Xavi joined Barcelona when he was a 11-year-old stripling at their famed academy, entered the first team at age 18, and had to battle the likes of formidable midfielders like Pep Guardiola to carve out a place in the great outfit taking shape in 1998.
Yet, it wasn’t till 2003 that Xavi, under coach Frank Rijkaard, former Dutch International, found his real place in the team — playing a high midfield, at the centre — as conductor of the beautiful, flowing game that we fell in love with.
A lot of that happened when Pep, his former rival, returned to coach the team and made Xavi the fulcrum — along with Andres Iniesta and Leo Messi — of the possession-and-attack game.
It was almost magical to see him in action: Xavi, high up on central midfield, a magnet, all balls coming to him and dispatched with laser-like accuracy to any player on the flank or up forward who had an inch to manoeuvre against opposing defences.
“I must have 100 touches of the ball every match,” he told Graham Hunter, the chronicler of the team around 2011, in Barcelona: The Making of the Greatest Team in World, “If I had to go back to the dressing room with only 50, I’d be ready to kill someone.”
The stats say it all: with 764 appearances, Xavi has the highest number of games in the club’s competitive matches, far ahead of Puyol’s 593 and Iniesta’s 546. Puyol has retired, Iniesta might yet break Xavi’s record.
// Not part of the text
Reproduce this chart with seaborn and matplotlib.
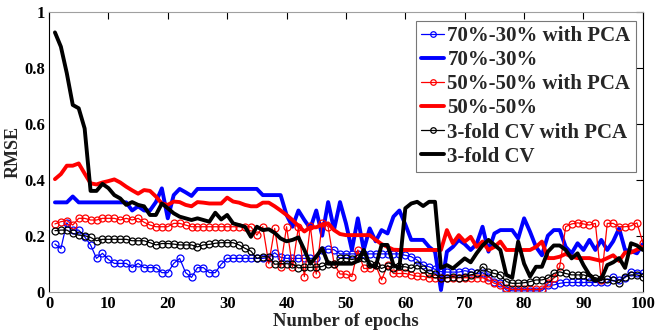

But his triumphs with the club as player and captain are unlikely to be surpassed in a long time. One World Cup win with Spain, two Euro Championships, eight League wins, two King’s Cups, two UEFA Super Cups, two FIFA Club World Cups and six Spanish Super Cups: 23 trophies in 17 seasons.
But what business do we have, sitting in Delhi, with the Indian football team ranked 146 out of 209 football associations recognised by FIFA, to agonise over the passing of a Spanish legend? Or, to support faraway Barcelona?
The answer to the second probably solves the first riddle. Of all the great teams in world class club football, FC Barcelona is probably the only team to succeed at the top level after revolution and a civil war that drew the entire world’s attention — and sucked several great intellectuals — into it.
This was the Spanish civil war, between 1936-39, fought between the Republicans, supported by western intelligentsia and the Left and the Nationalists of General Franco, supported by Nazi Germany.
One of the first victims of the Nationalist pogrom was the gentle Spanish poet Federico Garcia Lorca, who was summarily executed.
Among the first ‘grown up’ books I read as a kid was George Orwell’s Homage to Catalonia, a first-hand account of the war where he volunteered. Coming home, in 1938, he writes of his memories, “…the smell of the trenches, the mountain dawns … the frosty crackle of bullets, the roar and glare of bombs; the clear cold light of the Barcelona mornings… when people still believed in the revolution…”
The Catalans were on the righteous, and losing, side of that war, but its rebellious spirit lives on in Barcelona. That is why its jersey has, apart from the red and gold colours of Spain, the prominent blue of the Catalan flag.
And what they lost on the battleground 75 years ago, they more than made up for in the football fields of modern Europe. That is why we cheer for Barca, and feel downcast when Xavi leaves.
But perhaps he will return one day, as Pep did, to coach the team where he grew up, gave his all, and won every honour possible.